Article Category: Property & Housing

By By David Uren, The Australian, 5 May 2009

TUMBLING house prices at the top end are dragging the national housing market lower, despite the influx of first-home buyers.

House prices fell for the fourth quarter in a row, with the 2.2 per cent drop in the first three months of the year lifting the annual fall to 6.7 per cent. The biggest declines were in Perth, Sydney and Melbourne, The Australian reported.

Real estate analysts say a relatively small number of very expensive houses are being sold at big losses and this is skewing the national figures, despite strong demand from first-home buyers driven mainly by falling interest rates.

At its meeting in Sydney today, the Reserve Bank is widely expected to keep the official interest rate steady at 3 per cent, but financial markets still expect rates to fall to 2 per cent over coming months as unemployment rises.

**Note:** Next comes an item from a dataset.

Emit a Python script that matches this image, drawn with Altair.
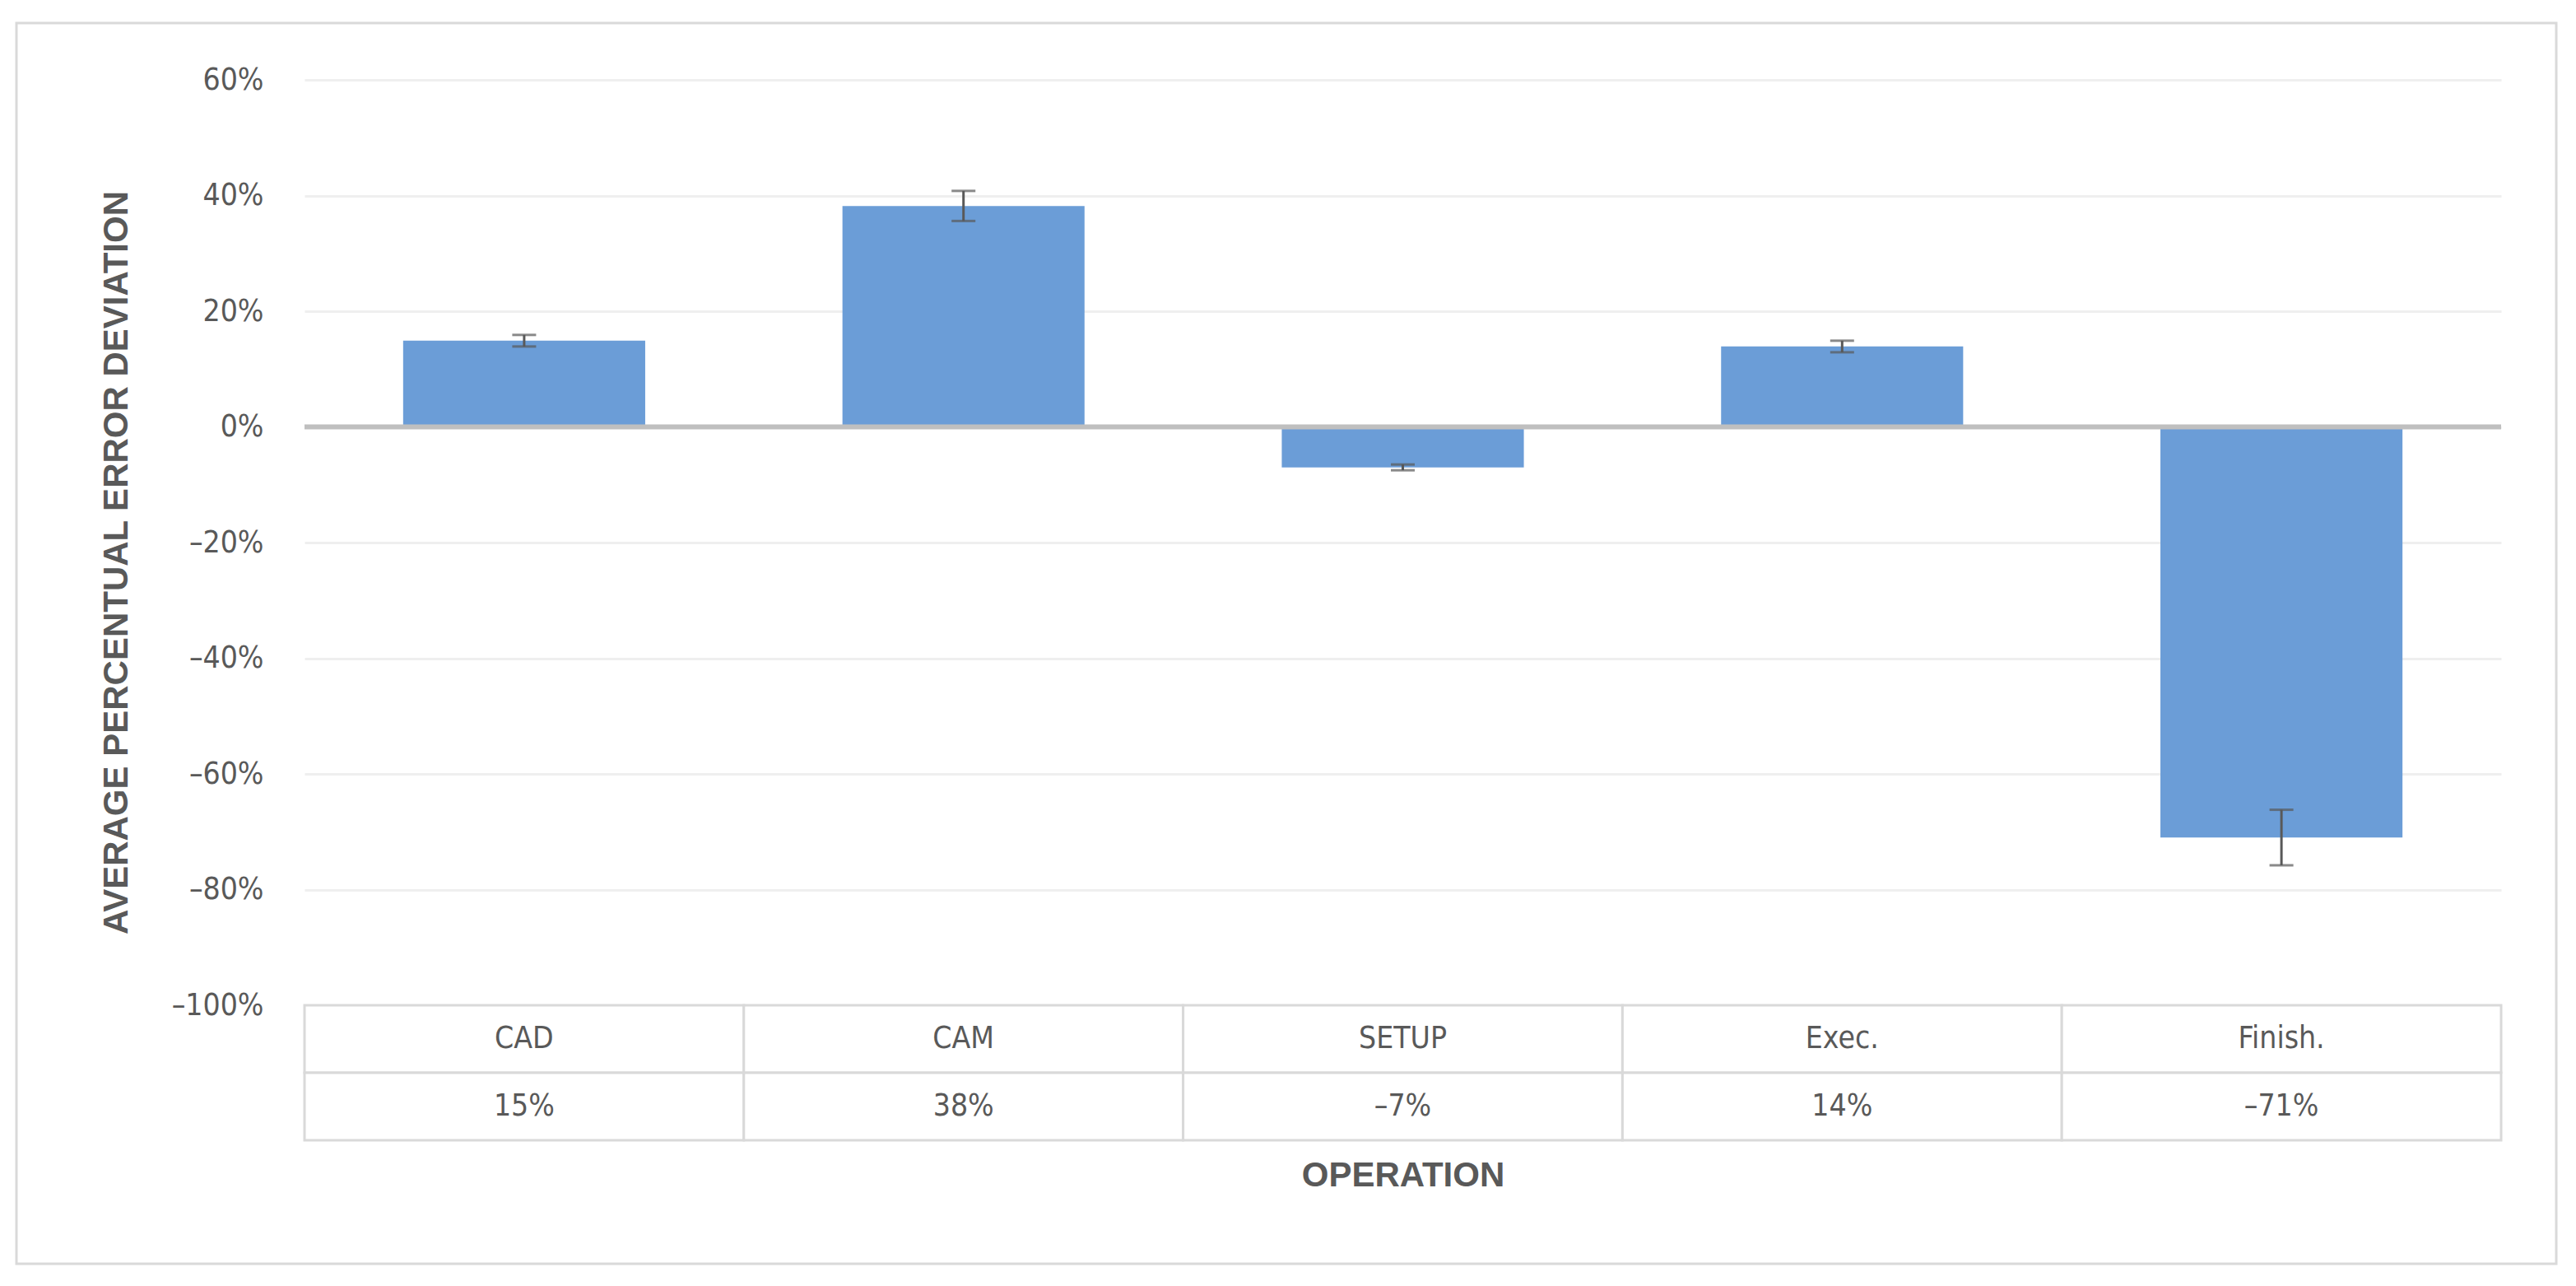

Some economists say unemployment could touch 6 per cent on Thursday when the March labour force survey is released.

Rising unemployment is likely to weaken housing demand at the bottom end of the market, as may the expected termination of the boost to the first home owners scheme, which the Government is expected to confirm in next week's budget.

However, real estate analysts say the main reason for the strength of prices at the bottom end of the market is that low interest rates have made it cheaper for young people to buy than to rent.

A year ago, it was twice as expensive to buy as to rent, whereas it was now cheaper to buy than rent in many suburbs.